** BEGIN **

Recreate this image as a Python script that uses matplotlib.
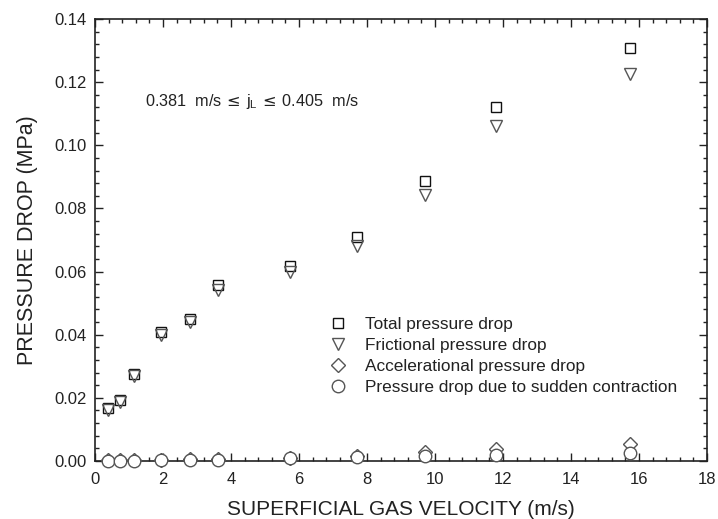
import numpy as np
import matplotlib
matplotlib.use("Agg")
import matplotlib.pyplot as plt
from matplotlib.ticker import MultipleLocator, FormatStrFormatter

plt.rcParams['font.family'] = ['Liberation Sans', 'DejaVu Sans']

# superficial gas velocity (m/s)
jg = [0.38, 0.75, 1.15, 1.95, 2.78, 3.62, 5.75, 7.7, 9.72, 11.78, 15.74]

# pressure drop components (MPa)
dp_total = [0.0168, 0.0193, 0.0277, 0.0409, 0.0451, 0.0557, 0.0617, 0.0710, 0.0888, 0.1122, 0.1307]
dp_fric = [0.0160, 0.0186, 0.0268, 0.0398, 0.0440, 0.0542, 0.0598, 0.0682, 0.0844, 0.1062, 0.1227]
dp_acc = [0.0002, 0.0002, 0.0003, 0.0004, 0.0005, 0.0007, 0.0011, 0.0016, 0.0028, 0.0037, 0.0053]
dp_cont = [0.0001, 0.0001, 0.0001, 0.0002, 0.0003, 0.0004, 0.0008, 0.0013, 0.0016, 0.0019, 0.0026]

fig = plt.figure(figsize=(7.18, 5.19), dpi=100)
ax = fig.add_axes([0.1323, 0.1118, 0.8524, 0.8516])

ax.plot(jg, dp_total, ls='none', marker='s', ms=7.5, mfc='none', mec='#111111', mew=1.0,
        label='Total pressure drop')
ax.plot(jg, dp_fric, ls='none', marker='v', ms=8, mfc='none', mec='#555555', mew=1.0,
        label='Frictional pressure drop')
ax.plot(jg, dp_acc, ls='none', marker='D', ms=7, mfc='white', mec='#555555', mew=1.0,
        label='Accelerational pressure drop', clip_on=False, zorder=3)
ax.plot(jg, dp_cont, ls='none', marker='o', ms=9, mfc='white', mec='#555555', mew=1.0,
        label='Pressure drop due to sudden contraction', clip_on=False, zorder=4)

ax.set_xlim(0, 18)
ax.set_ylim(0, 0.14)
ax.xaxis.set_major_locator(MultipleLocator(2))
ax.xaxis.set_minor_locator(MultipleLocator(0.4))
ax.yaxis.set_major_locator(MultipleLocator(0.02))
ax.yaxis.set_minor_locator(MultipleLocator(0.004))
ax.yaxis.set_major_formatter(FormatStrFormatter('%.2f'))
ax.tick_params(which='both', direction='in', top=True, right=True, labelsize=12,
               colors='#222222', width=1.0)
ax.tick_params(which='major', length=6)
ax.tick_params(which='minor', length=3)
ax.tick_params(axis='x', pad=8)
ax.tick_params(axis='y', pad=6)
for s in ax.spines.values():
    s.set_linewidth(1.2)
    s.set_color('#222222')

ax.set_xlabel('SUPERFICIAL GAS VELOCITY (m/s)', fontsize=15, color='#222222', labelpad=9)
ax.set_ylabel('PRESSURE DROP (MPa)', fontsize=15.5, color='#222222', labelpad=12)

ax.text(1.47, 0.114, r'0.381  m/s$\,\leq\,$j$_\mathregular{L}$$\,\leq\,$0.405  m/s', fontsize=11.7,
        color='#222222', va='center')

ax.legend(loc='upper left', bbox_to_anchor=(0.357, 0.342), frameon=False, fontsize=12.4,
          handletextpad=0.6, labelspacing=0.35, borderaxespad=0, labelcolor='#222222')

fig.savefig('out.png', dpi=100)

** END **

GOAL - Omitting all pictures, restate exactly the lines of the material from its start through the line that contains "label='Pressure drop due".

EXERCISE OUTPUT -
Recreate this image as a Python script that uses matplotlib.
import numpy as np
import matplotlib
matplotlib.use("Agg")
import matplotlib.pyplot as plt
from matplotlib.ticker import MultipleLocator, FormatStrFormatter

plt.rcParams['font.family'] = ['Liberation Sans', 'DejaVu Sans']

# superficial gas velocity (m/s)
jg = [0.38, 0.75, 1.15, 1.95, 2.78, 3.62, 5.75, 7.7, 9.72, 11.78, 15.74]

# pressure drop components (MPa)
dp_total = [0.0168, 0.0193, 0.0277, 0.0409, 0.0451, 0.0557, 0.0617, 0.0710, 0.0888, 0.1122, 0.1307]
dp_fric = [0.0160, 0.0186, 0.0268, 0.0398, 0.0440, 0.0542, 0.0598, 0.0682, 0.0844, 0.1062, 0.1227]
dp_acc = [0.0002, 0.0002, 0.0003, 0.0004, 0.0005, 0.0007, 0.0011, 0.0016, 0.0028, 0.0037, 0.0053]
dp_cont = [0.0001, 0.0001, 0.0001, 0.0002, 0.0003, 0.0004, 0.0008, 0.0013, 0.0016, 0.0019, 0.0026]

fig = plt.figure(figsize=(7.18, 5.19), dpi=100)
ax = fig.add_axes([0.1323, 0.1118, 0.8524, 0.8516])

ax.plot(jg, dp_total, ls='none', marker='s', ms=7.5, mfc='none', mec='#111111', mew=1.0,
        label='Total pressure drop')
ax.plot(jg, dp_fric, ls='none', marker='v', ms=8, mfc='none', mec='#555555', mew=1.0,
        label='Frictional pressure drop')
ax.plot(jg, dp_acc, ls='none', marker='D', ms=7, mfc='white', mec='#555555', mew=1.0,
        label='Accelerational pressure drop', clip_on=False, zorder=3)
ax.plot(jg, dp_cont, ls='none', marker='o', ms=9, mfc='white', mec='#555555', mew=1.0,
        label='Pressure drop due to sudden contraction', clip_on=False, zorder=4)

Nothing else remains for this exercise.